2023-11-11 12:33:49,683 - root - 17 - INFO - match found


In [12]:
context_list



## LLM Retrieval-Augmented Answer Generation (RAAG)

Once we have the appropriate context we can start using `LangChain` and `ctransformers` in order to initialize our **Large Language Model (LLM)**, the **Falcon-40b-Instruct Open Assistant Model** in our case. Then we set up a **prompt template which contains variables in curly brackets `{}`** and pass in the found context via our **Semantic Search**.

In [13]:
#from langchain.llms import LlamaCpp
#falcon_model = r"C:\Users\svens\02_DataScience\00_ML\NLP\openModels\falcon-40b-top1-560.ggccv1.q4_k.bin"
mistral_model = r"C:\Users\svens\02_DataScience\00_ML\NLP\openModels\mistral-7b-instruct-v0.1.Q8_0.gguf"
#llm = AutoModelForCausalLM.from_pretrained(falcon_model, model_type='falcon', threads=8, context_length=2048, max_new_tokens=1024)
llm_config = {'max_new_tokens': 1024, 'context_length': 5000, 'gpu_layers': 5, 'threads': 8}
llm = CTransformers(model=mistral_model, model_type="mistral", config=llm_config)

In [14]:
# now accelerate and send llm to gpu
accelerator = Accelerator()
llm, llm_config = accelerator.prepare(llm, llm_config)

In [15]:
# Now make a use case specific template for your prompt
prompt_template = """Use the following given economic context in order to answer concisely the given query at the end.
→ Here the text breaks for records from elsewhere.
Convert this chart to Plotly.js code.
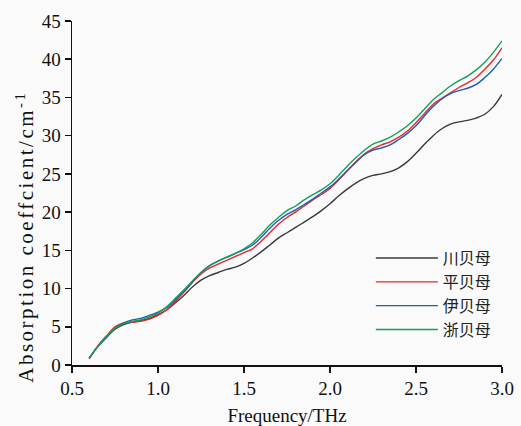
<!DOCTYPE html>
<html><head><meta charset="utf-8">
<script src="https://cdn.plot.ly/plotly-3.0.1.min.js"></script>
<style>
html,body{margin:0;padding:0;background:#fafafa;}
#chart{width:521px;height:426px;}
.annotation-text{letter-spacing:2.5px;}
.xtick text, .ytick text{font-family:"Liberation Serif","Times New Roman",serif !important;}
</style></head><body><div id="chart"></div><script>
const freq = [0.60,0.65,0.70,0.75,0.80,0.85,0.90,0.95,1.00,1.05,1.10,1.15,1.20,1.25,1.30,1.35,1.40,1.45,1.50,1.55,1.60,1.65,1.70,1.75,1.80,1.85,1.90,1.95,2.00,2.05,2.10,2.15,2.20,2.25,2.30,2.35,2.40,2.45,2.50,2.55,2.60,2.65,2.70,2.75,2.80,2.85,2.90,2.95,3.00];
const chuan = [0.9,2.4,3.6,4.7,5.3,5.6,5.8,6.1,6.6,7.2,8.1,9.1,10.2,11.1,11.7,12.1,12.5,12.8,13.3,14.0,14.8,15.7,16.6,17.3,18.0,18.7,19.4,20.2,21.1,22.1,23.0,23.8,24.4,24.8,25.0,25.3,25.8,26.6,27.7,28.9,30.0,30.9,31.5,31.8,32.0,32.3,32.8,33.8,35.4];
const ping = [0.8,2.5,3.8,5.0,5.5,5.6,5.7,6.0,6.5,7.2,8.3,9.5,10.8,11.9,12.7,13.2,13.7,14.2,14.7,15.2,16.2,17.3,18.4,19.3,20.0,20.8,21.6,22.3,23.1,24.2,25.4,26.6,27.6,28.3,28.8,29.2,29.8,30.6,31.7,32.9,34.1,34.9,35.6,36.3,36.9,37.6,38.7,39.9,41.5];
const yi = [0.9,2.4,3.6,4.8,5.5,5.9,6.1,6.5,6.9,7.5,8.5,9.7,10.9,12.1,13.0,13.6,14.1,14.6,15.1,15.7,16.7,17.9,18.9,19.7,20.3,21.0,21.7,22.5,23.3,24.3,25.4,26.5,27.5,28.1,28.4,28.8,29.5,30.3,31.3,32.6,33.8,34.8,35.5,35.9,36.2,36.7,37.6,38.7,40.1];
const zhe = [0.9,2.4,3.7,4.8,5.4,5.7,5.9,6.3,6.8,7.6,8.7,9.8,11.0,12.1,13.0,13.6,14.1,14.6,15.2,16.0,17.1,18.3,19.3,20.2,20.8,21.6,22.3,22.9,23.7,24.8,26.0,27.1,28.1,28.9,29.3,29.8,30.5,31.3,32.3,33.5,34.7,35.6,36.5,37.2,37.8,38.6,39.6,40.9,42.4];
const names = ['川贝母','平贝母','伊贝母','浙贝母'];
const colors = ['#3a3a3a','#e8262b','#1f5fad','#12a05a'];
const xTicks = [0.5,1.0,1.5,2.0,2.5,3.0];
const xTickText = ['0.5','1.0','1.5','2.0','2.5','3.0'];
const yTicks = [0,5,10,15,20,25,30,35,40,45];

const series = [chuan, ping, yi, zhe];
const traces = series.map((s,i)=>({
  x: freq, y: s, type:'scatter', mode:'lines', name: names[i],
  line:{color:colors[i], width:1.4, shape:'spline', smoothing:1}
}));

const serif = 'Liberation Serif, Times New Roman, serif';
const layout = {
  width:521, height:426,
  margin:{l:72, r:19, t:20.5, b:61, pad:0},
  paper_bgcolor:'#fafafa', plot_bgcolor:'#fafafa',
  showlegend:true,
  legend:{x:0.695, y:0.36, xanchor:'left', yanchor:'top', bgcolor:'rgba(0,0,0,0)',
    font:{family:'Noto Sans CJK SC, sans-serif', size:16, color:'#222'}, itemwidth:62, tracegroupgap:0},
  xaxis:{range:[0.5,3.0], tickvals:xTicks, ticktext:xTickText, showgrid:false, zeroline:false,
    showline:true, linecolor:'#111', linewidth:1.5, ticks:'outside', ticklen:6, tickwidth:1.5, tickcolor:'#111',
    tickfont:{family:serif, size:19, color:'#111'}, mirror:false,
    title:{text:'Frequency/THz', font:{family:serif, size:19, color:'#111'}, standoff:11}},
  yaxis:{range:[0,45], tickvals:yTicks, showgrid:false, zeroline:false,
    showline:true, linecolor:'#111', linewidth:1.5, ticks:'outside', ticklen:6, tickwidth:1.5, tickcolor:'#111',
    tickfont:{family:serif, size:19, color:'#111'}, mirror:false},
  annotations:[{text:'Absorption coeffcient/cm<sup>-1</sup>', xref:'paper', yref:'paper',
    x:-0.11, y:0.372, xanchor:'center', yanchor:'middle', textangle:-90, showarrow:false,
    font:{family:serif, size:21, color:'#111'}}]
};
Plotly.newPlot('chart', traces, layout, {displayModeBar:false, staticPlot:true});
</script></body></html>
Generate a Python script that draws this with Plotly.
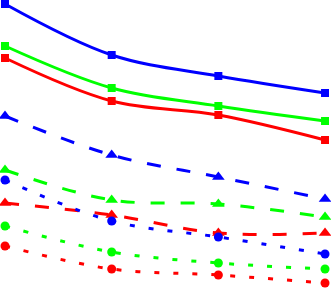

If you do not know the answer, please simply say that you do not know it and do not try to make up an answer.
{context}
Query: {query}
Answer:"""

prompt = PromptTemplate.from_template(prompt_template)
prompt.input_variables

['context', 'query']

In [16]:
# Use the LLM to generate an answer from the given context
query_llm = LLMChain(llm=llm, prompt=prompt)
response = query_llm.run({"context": str(context_list[0][2000:]), "query": query})
print(response)

 The theory of business cycles explains the periodic fluctuations in economic activity, known as business cycles, that occur in capitalist economies. These fluctuations are caused by a combination of factors, including changes in consumer spending, investment, and interest rates. While business cycles can be severe and unstable, they tend to wear themselves out before reaching extremes and eventually reverse themselves. The theory of business cycles is based on the idea that these fluctuations are not only common but also predictable and cyclical in nature.